The media talks about the fact that the sanctions have been lifted by Trump. And that’s really a distortion because the sanctions have not been lifted. What they’ve done is they have issued licenses. The licenses that allow, for instance, that will allow U.S. investors to travel to Venezuela and make deals. So they’re given special permission to get around the sanctions, but the sanctions are intact, basically. And so Delcy Rodriguez is really doing what she can in order to maintain her government to avoid the right-wing from coming in because there’s all the evidence in the world that if Trump were to do what Marco Rubio wants and what the many Republicans are calling for, which is regime change, Mariá Corina Machado would come in and she stated that basically that she wants to see these people in jail, which really is a euphemism for something that would be worse. And so I think that those factors have to be brought into the equation. And this is really what’s motivating her in order to maintain some kind of rapport with the Trump administration.
SCOTT HARRIS: Right. Well, there’s a lot more to talk about and I’m sure we’ll be hearing more about it in the weeks and months to come and would love to have you back, Steve. You want to leave our listeners with any websites, your own or that of the publication Latin American Perspectives before we say goodnight?
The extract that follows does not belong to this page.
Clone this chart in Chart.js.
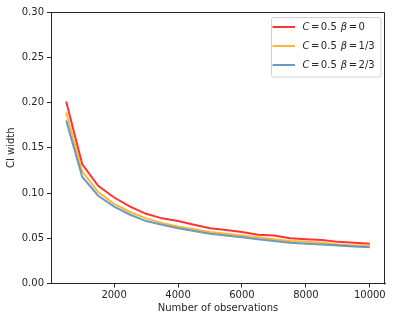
<!DOCTYPE html>
<html>
<head>
<meta charset="utf-8">
<script src="https://cdn.jsdelivr.net/npm/chart.js@4.4.0/dist/chart.umd.min.js"></script>
<style>
html, body { margin: 0; padding: 0; background: #fff; }
#wrap { width: 393px; height: 321px; position: relative; }
</style>
</head>
<body>
<div id="wrap"><canvas id="chart"></canvas></div>
<script>
const observations = [500, 1000, 1500, 2000, 2500, 3000, 3500, 4000, 4500, 5000,
                      5500, 6000, 6500, 7000, 7500, 8000, 8500, 9000, 9500, 10000];
const widthBeta0 = [0.201, 0.132, 0.108, 0.095, 0.085, 0.077, 0.072, 0.069, 0.065, 0.061,
                    0.059, 0.057, 0.054, 0.053, 0.050, 0.049, 0.048, 0.046, 0.045, 0.044];
const widthBeta13 = [0.189, 0.124, 0.101, 0.088, 0.079, 0.072, 0.067, 0.063, 0.060, 0.057,
                     0.055, 0.053, 0.051, 0.049, 0.047, 0.046, 0.045, 0.043, 0.042, 0.042];
const widthBeta23 = [0.180, 0.118, 0.097, 0.085, 0.076, 0.069, 0.065, 0.061, 0.058, 0.055,
                     0.053, 0.051, 0.049, 0.047, 0.045, 0.044, 0.043, 0.042, 0.041, 0.040];
const cValue = '0.5';
const betaLabels = ['0', '1/3', '2/3'];
const xTicks = [2000, 4000, 6000, 8000, 10000];
const yTicks = [0, 0.05, 0.10, 0.15, 0.20, 0.25, 0.30];

const FONT = '"DejaVu Sans", sans-serif';
const INK = '#262626';

const toPoints = (arr) => observations.map((x, i) => ({ x: x, y: arr[i] }));

// box round the plot + legend in the upper right, matplotlib style
const frameAndLegend = {
    id: 'frameAndLegend',
    afterDraw(chart) {
        const ctx = chart.ctx;
        const ca = chart.chartArea;
        ctx.save();
        ctx.strokeStyle = INK;
        ctx.lineWidth = 1;
        ctx.beginPath();
        ctx.moveTo(Math.round(ca.left) + 0.5, Math.round(ca.top) + 0.5);
        ctx.lineTo(Math.round(ca.right) - 0.5, Math.round(ca.top) + 0.5);
        ctx.lineTo(Math.round(ca.right) - 0.5, Math.round(ca.bottom) + 0.5);
        ctx.stroke();

        const x0 = ca.right - 114.5, y0 = ca.top + 4.5, w = 109.5, h = 59.5;
        ctx.beginPath();
        ctx.roundRect(Math.round(x0) + 0.5, Math.round(y0) + 0.5, w, h, 2);
        ctx.fillStyle = 'rgba(255,255,255,0.8)';
        ctx.fill();
        ctx.strokeStyle = '#d0d0d0';
        ctx.stroke();

        chart.data.datasets.forEach((ds, i) => {
            const y = y0 + 10.5 + i * 19;
            ctx.strokeStyle = ds.borderColor;
            ctx.lineWidth = 2;
            ctx.beginPath();
            ctx.moveTo(x0 + 2, y);
            ctx.lineTo(x0 + 24.5, y);
            ctx.stroke();

            const pieces = [
                ['C', true, 1.5], ['=', false, 1.5], [cValue, false, 4],
                ['\u03b2', true, 1.5], ['=', false, 1.5], [betaLabels[i], false, 0]
            ];
            let tx = x0 + 32;
            ctx.fillStyle = INK;
            ctx.textBaseline = 'middle';
            ctx.textAlign = 'left';
            for (const [t, it, gap] of pieces) {
                ctx.font = (it ? 'italic ' : '') + '10px ' + FONT;
                ctx.fillText(t, tx, y + 0.5);
                tx += ctx.measureText(t).width + gap;
            }
        });
        ctx.restore();
    }
};

const createCIChart = () => {
    const ctx = document.getElementById('chart');
    new Chart(ctx, {
        type: 'line',
        data: {
            datasets: [{
                label: 'beta0',
                data: toPoints(widthBeta0),
                borderColor: 'rgba(255, 0, 0, 0.8)',
                order: 3
            }, {
                label: 'beta13',
                data: toPoints(widthBeta13),
                borderColor: 'rgba(255, 165, 0, 0.8)',
                order: 2
            }, {
                label: 'beta23',
                data: toPoints(widthBeta23),
                borderColor: 'rgba(70, 130, 180, 0.8)',
                order: 1
            }]
        },
        options: {
            responsive: true,
            maintainAspectRatio: false,
            animation: false,
            devicePixelRatio: 1,
            layout: { padding: { top: 12, right: 8, left: 0, bottom: 0 } },
            elements: {
                line: { borderWidth: 2, tension: 0, fill: false },
                point: { radius: 0 }
            },
            plugins: {
                legend: { display: false },
                tooltip: { enabled: false }
            },
            scales: {
                x: {
                    type: 'linear',
                    min: 25,
                    max: 10475,
                    afterBuildTicks: (s) => { s.ticks = xTicks.map(v => ({ value: v })); },
                    afterFit: (s) => { s.height = 37.5; },
                    grid: { drawOnChartArea: false, tickLength: 4, color: INK },
                    border: { color: INK, width: 1 },
                    ticks: {
                        color: INK, padding: 2, maxRotation: 0,
                        font: { family: FONT, size: 10 },
                        callback: (v) => String(v)
                    },
                    title: {
                        display: true, text: 'Number of observations', color: INK,
                        font: { family: FONT, size: 10 }, padding: { top: 0, bottom: 7 }
                    }
                },
                y: {
                    min: 0,
                    max: 0.30,
                    afterBuildTicks: (s) => { s.ticks = yTicks.map(v => ({ value: v })); },
                    afterFit: (s) => { s.width = 51; },
                    grid: { drawOnChartArea: false, tickLength: 4, color: INK },
                    border: { color: INK, width: 1 },
                    ticks: {
                        color: INK, padding: 3,
                        font: { family: FONT, size: 10 },
                        callback: (v) => Number(v).toFixed(2)
                    },
                    title: {
                        display: true, text: 'CI width', color: INK,
                        font: { family: FONT, size: 10 }, padding: { top: 5.5, bottom: 0 }
                    }
                }
            }
        },
        plugins: [frameAndLegend]
    });
};

createCIChart();
</script>
</body>
</html>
STEVE ELLNER: Yeah, sure. Latin American Perspectives is a progressive journal. It comes out of California. It’s been around for 50 years. We just celebrated our 50th anniversary and some of our articles are open source and can be accessed for free. So if you go to our page, you can identify those articles that are free. And if you are students who have access to journals through their library, we come out once every two months and most of our issues are thematic issues on different topics related to Latin America.
SCOTT HARRIS: All right, Steve, we’ll be staying in touch. Thanks for spending time with us tonight to talk about all these important issues about Trump’s new era of imperialism, as well as what we talked about in Venezuela. Thanks, Steve.
STEVE ELLNER: Good to talk to you. Sure.
SCOTT HARRIS: Bye-bye. That’s Steve Ellner, a professor at Venezuela’s Universidad de Oriente where he lived for 40 years and is now with the publication Latin American Perspectives.